Thirsty Animals
By Rachelle Atalla
Blurb
WHAT HAPPENS WHEN THE WATER RUNS OUT?
THE WORLD IS RUNNING OUT OF WATER.
With supply in the Scottish cities drying up, Aida is forced back home to live with her mum at their rural farm. For now, they are safe with just enough to get by.
Yet at the border, tensions are close to breaking point as more and more southerners chase the delusion that Scotland is an eternal spring - while fewer and fewer are allowed through. The service station where Aida works grows emptier with every day. Then, when suspicious strangers arrive at the farm asking for help, Aida and her family face a terrible decision. How much water can they afford to share?
AND THEN THE TAPS ARE TURNED OFF.
Now they must survive long enough for the rain to come.
Our Review
“There must have been warning signs long before last year – maybe the explosion of dandelions taking over verges, or the lack of badgers and moles for Bobby to contend with compared to other years. And now a country with a population of sixty odd million had essentially run dry and was attempting mass migration into a population with one-tenth it’s numbers, curbed by little more than a physical border, controlled by the military, while patrols monitored our choppy waters, turning the boats back that hadn’t already capsized.”
Thirsty Animals by Rachelle Atalla is one of my favourite examples of contemporary climate fiction. Atalla’s storytelling creates a simmering tension from the very first page, drawing readers into a Britain where water scarcity has forced society to the brink.
One of Thirsty Animals greatest strengths lies in its characters. Aida, 21, has returned home reluctantly to help at the family farm after the water crisis made things at home difficult. This was clearly not a selfless choice and yet the reader can feel some empathy for Aida. She is selfish and resentful, but she returned.
Aida is vegetarian and has attended climate marches in the past but there are suggestions at other times in the book that her commitment to environmental concerns is superficial at best, and that she, like most, had a defeatist attitude towards climate concerns.

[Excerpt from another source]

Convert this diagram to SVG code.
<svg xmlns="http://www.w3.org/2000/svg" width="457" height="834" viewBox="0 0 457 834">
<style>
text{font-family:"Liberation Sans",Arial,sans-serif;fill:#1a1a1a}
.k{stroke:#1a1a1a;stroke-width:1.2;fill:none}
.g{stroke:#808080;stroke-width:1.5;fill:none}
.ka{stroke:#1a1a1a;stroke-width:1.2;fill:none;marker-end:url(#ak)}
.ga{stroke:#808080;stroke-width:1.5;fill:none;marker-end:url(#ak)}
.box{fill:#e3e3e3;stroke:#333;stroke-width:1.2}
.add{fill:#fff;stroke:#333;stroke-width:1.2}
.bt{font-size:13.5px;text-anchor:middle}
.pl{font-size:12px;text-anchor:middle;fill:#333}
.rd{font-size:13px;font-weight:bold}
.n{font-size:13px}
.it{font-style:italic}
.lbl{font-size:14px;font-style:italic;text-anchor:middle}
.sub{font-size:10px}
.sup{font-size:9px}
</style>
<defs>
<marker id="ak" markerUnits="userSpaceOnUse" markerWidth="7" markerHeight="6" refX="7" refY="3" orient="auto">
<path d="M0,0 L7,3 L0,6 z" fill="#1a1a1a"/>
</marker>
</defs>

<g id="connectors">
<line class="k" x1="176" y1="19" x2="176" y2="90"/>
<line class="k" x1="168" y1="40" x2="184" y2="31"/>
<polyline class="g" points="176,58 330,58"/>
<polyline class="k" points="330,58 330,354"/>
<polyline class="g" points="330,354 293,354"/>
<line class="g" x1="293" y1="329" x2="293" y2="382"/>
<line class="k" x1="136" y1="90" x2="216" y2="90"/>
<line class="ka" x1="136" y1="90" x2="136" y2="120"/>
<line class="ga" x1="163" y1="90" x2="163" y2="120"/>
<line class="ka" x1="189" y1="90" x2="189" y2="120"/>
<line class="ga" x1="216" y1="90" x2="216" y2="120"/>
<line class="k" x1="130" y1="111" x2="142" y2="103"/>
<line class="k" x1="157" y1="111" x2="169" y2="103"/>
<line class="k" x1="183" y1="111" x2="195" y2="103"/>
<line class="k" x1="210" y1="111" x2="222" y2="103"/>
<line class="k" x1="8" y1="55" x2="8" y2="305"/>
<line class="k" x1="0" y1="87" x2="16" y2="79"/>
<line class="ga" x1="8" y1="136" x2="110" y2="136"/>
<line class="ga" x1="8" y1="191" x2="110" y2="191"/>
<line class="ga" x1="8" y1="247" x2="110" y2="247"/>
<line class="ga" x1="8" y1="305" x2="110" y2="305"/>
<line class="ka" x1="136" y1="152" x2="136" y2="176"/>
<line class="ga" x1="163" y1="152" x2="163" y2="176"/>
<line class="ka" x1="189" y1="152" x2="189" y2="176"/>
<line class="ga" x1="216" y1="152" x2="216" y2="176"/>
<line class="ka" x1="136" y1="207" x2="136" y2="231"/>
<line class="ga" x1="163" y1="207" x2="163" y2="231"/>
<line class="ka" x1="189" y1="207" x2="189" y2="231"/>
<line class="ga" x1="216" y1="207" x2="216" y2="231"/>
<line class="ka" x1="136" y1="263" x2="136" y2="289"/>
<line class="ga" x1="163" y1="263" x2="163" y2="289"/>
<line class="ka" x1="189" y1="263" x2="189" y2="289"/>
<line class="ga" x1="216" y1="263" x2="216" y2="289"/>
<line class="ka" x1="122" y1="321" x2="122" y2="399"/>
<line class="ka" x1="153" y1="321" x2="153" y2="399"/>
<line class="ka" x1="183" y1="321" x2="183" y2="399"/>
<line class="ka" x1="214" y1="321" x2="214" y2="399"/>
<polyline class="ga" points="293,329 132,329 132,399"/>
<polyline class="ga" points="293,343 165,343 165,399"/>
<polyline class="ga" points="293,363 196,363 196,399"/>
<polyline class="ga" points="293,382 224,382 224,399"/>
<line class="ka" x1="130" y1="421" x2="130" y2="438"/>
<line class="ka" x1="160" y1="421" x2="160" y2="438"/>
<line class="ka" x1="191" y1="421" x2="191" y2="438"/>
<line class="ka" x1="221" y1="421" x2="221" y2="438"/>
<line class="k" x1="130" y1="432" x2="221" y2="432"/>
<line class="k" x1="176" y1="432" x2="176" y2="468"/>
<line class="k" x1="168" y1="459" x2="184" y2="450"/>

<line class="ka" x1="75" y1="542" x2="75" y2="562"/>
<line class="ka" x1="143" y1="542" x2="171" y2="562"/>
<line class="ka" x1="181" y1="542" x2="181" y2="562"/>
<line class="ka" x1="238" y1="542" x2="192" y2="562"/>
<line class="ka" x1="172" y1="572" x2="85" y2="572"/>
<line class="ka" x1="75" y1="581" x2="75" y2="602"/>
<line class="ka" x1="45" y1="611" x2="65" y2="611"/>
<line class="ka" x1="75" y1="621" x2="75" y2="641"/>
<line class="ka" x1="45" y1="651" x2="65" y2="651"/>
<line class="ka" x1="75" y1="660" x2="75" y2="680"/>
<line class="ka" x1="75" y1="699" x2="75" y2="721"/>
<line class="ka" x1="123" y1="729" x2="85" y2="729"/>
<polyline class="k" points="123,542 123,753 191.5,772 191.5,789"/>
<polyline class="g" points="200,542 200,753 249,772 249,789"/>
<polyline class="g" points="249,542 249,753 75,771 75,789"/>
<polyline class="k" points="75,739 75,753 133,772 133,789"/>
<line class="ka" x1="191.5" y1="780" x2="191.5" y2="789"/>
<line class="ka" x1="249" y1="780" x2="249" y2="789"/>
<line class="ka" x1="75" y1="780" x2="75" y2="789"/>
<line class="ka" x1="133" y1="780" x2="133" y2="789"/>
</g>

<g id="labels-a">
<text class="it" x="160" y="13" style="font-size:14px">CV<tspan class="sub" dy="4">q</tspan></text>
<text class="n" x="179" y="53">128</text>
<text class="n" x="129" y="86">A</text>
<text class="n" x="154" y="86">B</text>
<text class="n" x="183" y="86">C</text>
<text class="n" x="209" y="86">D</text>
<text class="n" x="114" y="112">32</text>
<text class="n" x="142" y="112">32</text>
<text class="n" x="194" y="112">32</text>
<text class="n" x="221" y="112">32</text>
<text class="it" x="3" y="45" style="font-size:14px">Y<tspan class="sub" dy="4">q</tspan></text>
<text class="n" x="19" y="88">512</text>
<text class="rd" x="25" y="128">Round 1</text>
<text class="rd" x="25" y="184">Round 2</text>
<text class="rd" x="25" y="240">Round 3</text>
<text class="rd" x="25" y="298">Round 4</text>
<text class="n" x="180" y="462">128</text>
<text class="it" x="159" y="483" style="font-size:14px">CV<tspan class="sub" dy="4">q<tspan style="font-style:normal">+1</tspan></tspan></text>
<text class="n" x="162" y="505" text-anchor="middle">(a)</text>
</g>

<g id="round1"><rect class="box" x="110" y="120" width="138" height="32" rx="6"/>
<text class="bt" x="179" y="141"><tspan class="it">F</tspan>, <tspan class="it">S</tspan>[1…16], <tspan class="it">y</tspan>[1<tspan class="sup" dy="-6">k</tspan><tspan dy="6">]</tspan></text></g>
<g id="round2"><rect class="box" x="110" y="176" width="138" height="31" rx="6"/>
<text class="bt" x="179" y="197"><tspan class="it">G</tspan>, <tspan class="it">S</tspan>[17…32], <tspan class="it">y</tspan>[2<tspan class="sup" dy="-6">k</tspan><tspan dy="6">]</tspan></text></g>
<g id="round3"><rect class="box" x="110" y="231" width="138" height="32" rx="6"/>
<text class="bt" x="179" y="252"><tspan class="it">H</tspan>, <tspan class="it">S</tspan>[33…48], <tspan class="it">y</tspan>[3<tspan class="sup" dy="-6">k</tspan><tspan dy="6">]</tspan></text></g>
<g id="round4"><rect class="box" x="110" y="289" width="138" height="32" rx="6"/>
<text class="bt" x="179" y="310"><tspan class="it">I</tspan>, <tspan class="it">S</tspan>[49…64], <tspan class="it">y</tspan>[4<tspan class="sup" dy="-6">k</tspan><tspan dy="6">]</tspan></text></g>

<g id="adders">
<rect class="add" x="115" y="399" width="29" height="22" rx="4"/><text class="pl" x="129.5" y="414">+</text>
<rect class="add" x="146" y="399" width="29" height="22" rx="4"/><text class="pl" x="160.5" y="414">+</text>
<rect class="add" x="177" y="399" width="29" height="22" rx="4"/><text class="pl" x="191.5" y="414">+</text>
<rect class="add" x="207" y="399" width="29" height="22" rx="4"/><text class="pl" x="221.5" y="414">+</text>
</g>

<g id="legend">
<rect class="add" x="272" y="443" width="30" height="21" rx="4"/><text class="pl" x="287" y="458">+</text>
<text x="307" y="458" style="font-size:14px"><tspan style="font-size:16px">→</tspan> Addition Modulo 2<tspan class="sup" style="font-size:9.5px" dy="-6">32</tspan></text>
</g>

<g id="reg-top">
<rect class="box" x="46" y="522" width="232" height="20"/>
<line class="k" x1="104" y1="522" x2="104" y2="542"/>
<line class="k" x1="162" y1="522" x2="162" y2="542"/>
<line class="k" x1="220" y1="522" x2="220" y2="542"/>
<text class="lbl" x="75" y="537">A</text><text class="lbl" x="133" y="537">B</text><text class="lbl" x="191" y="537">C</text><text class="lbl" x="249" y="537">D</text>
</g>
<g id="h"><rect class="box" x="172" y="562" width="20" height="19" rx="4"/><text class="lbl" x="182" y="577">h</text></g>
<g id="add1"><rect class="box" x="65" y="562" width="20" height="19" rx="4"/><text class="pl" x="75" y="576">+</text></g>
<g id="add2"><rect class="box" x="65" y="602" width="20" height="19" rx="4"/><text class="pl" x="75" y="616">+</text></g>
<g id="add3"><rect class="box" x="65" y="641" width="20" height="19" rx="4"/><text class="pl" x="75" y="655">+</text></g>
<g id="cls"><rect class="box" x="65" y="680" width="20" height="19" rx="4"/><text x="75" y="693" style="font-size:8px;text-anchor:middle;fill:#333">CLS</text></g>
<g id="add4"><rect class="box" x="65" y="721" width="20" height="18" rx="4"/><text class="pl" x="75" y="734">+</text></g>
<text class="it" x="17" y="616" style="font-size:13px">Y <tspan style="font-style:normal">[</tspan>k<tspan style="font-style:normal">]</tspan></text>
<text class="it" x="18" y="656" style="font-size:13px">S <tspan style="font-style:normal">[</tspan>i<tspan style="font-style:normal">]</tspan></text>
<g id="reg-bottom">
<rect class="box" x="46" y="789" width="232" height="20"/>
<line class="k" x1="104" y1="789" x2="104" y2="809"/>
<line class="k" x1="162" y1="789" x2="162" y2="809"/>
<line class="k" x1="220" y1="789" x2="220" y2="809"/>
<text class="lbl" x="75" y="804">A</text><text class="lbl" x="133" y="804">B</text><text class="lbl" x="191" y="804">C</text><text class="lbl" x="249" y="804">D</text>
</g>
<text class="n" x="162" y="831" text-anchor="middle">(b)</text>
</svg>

I think this is part of what makes Thirsty Animals particularly impactful. The novel’s exploration of environmental concerns feels personal, particularly to those of us reading in the UK. It is not set in some far-off US state, it could be happening here. The setting helps create a sense of urgency and prompts readers to reflect on their own relationship with the world around them
“The drought had been threatening us since last summer, but it still seemed to take us by surprise – a once-in-a-thousand-years sort of thing, they kept saying. I’d gone on climate marches, attended, but the jet streams were still threatening to collapse, moving as far North as Iceland, leaving the majority of Europe in a situation it had never really experienced before. We’d had our mildest, driest Winter, with almost no rainfall, and now it was Easter – summer would soon be approaching, and we had no idea when rain might arrive.”
Throughout Thirsty Animals Atalla lays bare the psychological and emotional toll trying to survive in desperate circumstances would take. The sense of unease is added to by the existing strain on Aida’s relationship with her mother.
Her mother has a secret cupboard where she has been stockpiling supplies such as bottled water, water purifying tablets, and sanitary towels. Aida confronts her mum about it and asks if it doesn’t bother her that others are having to go without because she is stockpiling.
She is also disdainful of her mother’s suspicions of the strangers who arrive at their home seeking help.
“At what point in the drought’s progression did we grow to be suspicious of new arrivals? When had we decided that someone unknown driving towards us merited the shotgun?”
Thirsty Animals is a dark novel and shows the depths seemingly normal people can sink to in matters of survival, but it also shows that even in the direst of circumstances there is room for hope.